#### Input material ####

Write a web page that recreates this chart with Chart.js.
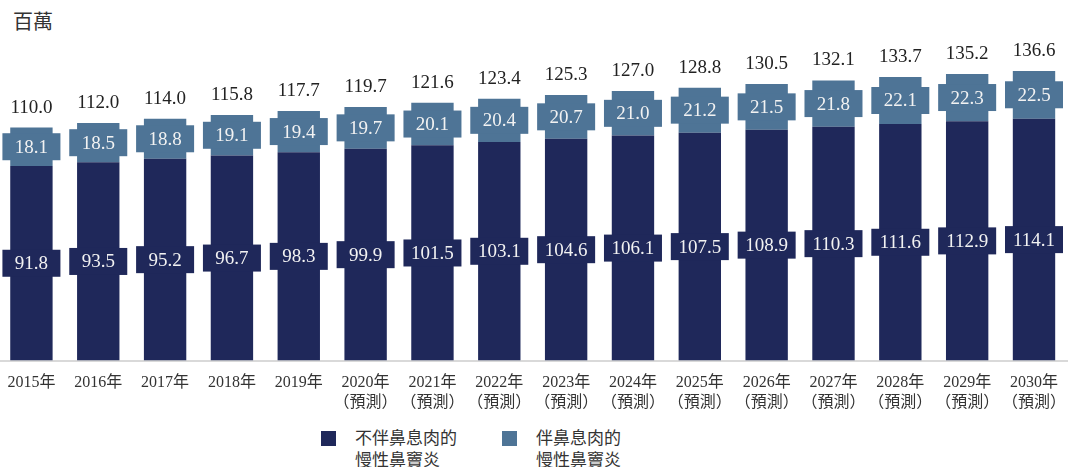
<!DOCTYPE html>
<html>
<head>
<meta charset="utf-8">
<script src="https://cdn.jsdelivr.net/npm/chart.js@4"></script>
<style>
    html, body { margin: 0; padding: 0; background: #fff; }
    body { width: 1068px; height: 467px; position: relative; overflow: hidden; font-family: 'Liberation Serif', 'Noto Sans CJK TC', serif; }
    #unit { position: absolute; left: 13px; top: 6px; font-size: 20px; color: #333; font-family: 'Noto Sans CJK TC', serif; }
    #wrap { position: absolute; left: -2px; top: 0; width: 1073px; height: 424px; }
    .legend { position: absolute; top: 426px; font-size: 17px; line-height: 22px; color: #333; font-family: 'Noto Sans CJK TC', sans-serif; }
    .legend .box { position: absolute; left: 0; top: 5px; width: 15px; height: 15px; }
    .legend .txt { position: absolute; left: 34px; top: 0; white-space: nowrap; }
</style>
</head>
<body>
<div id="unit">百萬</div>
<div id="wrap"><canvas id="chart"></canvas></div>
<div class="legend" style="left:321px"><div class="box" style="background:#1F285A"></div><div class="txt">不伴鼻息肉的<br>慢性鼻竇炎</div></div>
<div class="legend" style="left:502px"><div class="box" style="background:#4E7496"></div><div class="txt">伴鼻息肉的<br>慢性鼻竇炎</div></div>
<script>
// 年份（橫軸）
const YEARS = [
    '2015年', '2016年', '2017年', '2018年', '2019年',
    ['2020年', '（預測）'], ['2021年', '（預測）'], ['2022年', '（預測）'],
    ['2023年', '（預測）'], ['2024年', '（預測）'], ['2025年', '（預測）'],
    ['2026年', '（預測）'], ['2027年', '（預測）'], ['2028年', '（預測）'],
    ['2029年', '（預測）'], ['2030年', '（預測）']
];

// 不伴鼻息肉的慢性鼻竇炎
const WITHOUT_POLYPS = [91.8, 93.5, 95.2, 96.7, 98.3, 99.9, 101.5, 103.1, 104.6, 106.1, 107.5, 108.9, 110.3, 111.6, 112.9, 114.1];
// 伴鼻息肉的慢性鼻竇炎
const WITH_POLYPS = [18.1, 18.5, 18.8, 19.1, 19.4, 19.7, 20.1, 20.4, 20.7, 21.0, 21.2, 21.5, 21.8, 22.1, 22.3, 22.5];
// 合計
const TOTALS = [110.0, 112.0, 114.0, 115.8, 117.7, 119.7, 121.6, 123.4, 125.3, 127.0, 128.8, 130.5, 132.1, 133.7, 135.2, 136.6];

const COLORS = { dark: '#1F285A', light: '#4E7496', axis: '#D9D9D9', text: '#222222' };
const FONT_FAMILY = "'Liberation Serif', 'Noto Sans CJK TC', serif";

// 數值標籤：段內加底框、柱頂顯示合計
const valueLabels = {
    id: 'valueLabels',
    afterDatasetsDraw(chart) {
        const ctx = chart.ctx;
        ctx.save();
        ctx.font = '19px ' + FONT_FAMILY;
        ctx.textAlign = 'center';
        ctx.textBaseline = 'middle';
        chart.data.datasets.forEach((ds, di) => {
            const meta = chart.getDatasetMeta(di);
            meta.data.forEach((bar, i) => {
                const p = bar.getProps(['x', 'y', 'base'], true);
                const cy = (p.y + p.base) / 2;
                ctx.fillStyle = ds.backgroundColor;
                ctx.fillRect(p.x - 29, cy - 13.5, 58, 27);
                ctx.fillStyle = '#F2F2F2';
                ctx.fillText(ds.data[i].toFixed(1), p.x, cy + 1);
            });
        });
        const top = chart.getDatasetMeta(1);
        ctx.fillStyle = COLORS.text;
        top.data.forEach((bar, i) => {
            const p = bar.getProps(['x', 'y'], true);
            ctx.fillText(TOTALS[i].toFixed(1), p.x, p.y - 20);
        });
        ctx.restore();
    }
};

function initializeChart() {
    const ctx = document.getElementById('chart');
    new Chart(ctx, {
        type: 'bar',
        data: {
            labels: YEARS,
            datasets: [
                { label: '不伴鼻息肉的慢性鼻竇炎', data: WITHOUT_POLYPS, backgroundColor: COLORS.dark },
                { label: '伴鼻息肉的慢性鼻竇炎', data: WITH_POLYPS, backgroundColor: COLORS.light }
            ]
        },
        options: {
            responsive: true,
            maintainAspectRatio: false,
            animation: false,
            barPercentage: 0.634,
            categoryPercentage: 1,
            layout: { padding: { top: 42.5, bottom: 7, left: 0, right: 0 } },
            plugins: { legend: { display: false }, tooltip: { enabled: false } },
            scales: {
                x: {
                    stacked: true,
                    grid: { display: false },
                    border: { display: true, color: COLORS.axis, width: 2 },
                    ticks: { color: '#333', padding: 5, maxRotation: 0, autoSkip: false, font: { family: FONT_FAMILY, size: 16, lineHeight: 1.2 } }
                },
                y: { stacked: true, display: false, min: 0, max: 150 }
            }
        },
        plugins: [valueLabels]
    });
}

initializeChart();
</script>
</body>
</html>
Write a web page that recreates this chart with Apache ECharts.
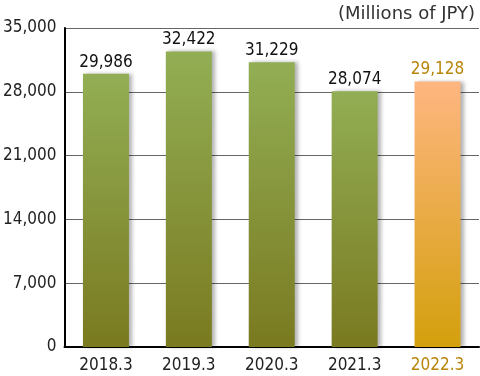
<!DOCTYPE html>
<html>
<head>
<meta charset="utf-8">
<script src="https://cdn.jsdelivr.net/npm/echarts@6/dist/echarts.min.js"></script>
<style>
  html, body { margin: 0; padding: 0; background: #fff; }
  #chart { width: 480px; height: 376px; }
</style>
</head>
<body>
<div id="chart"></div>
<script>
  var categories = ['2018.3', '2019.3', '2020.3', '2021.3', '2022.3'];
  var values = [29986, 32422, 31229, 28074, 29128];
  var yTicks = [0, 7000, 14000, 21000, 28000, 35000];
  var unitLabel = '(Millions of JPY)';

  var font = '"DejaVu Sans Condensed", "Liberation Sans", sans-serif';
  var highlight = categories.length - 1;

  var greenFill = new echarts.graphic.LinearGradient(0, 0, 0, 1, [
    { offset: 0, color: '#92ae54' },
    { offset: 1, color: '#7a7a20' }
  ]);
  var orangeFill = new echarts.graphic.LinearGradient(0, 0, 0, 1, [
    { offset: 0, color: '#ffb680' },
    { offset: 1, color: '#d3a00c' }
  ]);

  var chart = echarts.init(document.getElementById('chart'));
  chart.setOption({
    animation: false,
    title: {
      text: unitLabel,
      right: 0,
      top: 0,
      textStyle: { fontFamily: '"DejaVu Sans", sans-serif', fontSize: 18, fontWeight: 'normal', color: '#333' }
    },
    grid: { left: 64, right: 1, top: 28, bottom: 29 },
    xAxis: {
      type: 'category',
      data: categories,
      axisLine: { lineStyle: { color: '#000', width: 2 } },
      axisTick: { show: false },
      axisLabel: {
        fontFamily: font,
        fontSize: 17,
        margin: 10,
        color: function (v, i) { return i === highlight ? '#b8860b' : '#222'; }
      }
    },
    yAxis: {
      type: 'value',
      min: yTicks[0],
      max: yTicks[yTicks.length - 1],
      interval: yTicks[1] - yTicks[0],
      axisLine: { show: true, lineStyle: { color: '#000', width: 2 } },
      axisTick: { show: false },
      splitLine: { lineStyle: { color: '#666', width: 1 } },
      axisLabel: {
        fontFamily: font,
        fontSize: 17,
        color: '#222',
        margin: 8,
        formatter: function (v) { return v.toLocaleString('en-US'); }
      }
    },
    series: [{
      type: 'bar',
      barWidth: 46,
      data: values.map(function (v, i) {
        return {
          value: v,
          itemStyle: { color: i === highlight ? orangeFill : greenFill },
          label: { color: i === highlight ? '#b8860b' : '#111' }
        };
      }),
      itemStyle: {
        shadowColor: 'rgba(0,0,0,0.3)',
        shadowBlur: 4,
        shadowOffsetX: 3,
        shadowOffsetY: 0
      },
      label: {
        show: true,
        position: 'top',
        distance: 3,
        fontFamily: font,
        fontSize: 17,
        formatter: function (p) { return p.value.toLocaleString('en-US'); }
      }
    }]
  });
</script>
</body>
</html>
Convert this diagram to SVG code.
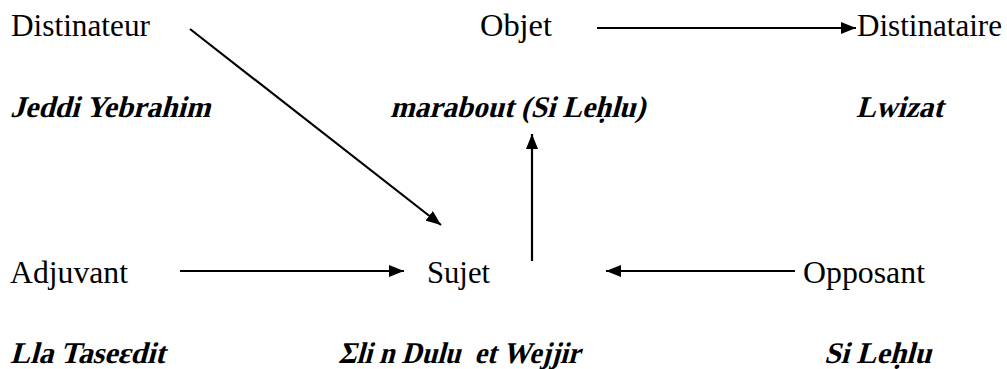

####

In the records above, find the line with "Write a web page that recreates this chart with Apache" and the line with "var highlight = categories.length - 1;", then restate word for word only those two lines and all lines between, omitting pictures.

**Output of the exercise**
Write a web page that recreates this chart with Apache ECharts.
<!DOCTYPE html>
<html>
<head>
<meta charset="utf-8">
<script src="https://cdn.jsdelivr.net/npm/echarts@6/dist/echarts.min.js"></script>
<style>
  html, body { margin: 0; padding: 0; background: #fff; }
  #chart { width: 480px; height: 376px; }
</style>
</head>
<body>
<div id="chart"></div>
<script>
  var categories = ['2018.3', '2019.3', '2020.3', '2021.3', '2022.3'];
  var values = [29986, 32422, 31229, 28074, 29128];
  var yTicks = [0, 7000, 14000, 21000, 28000, 35000];
  var unitLabel = '(Millions of JPY)';

  var font = '"DejaVu Sans Condensed", "Liberation Sans", sans-serif';
  var highlight = categories.length - 1;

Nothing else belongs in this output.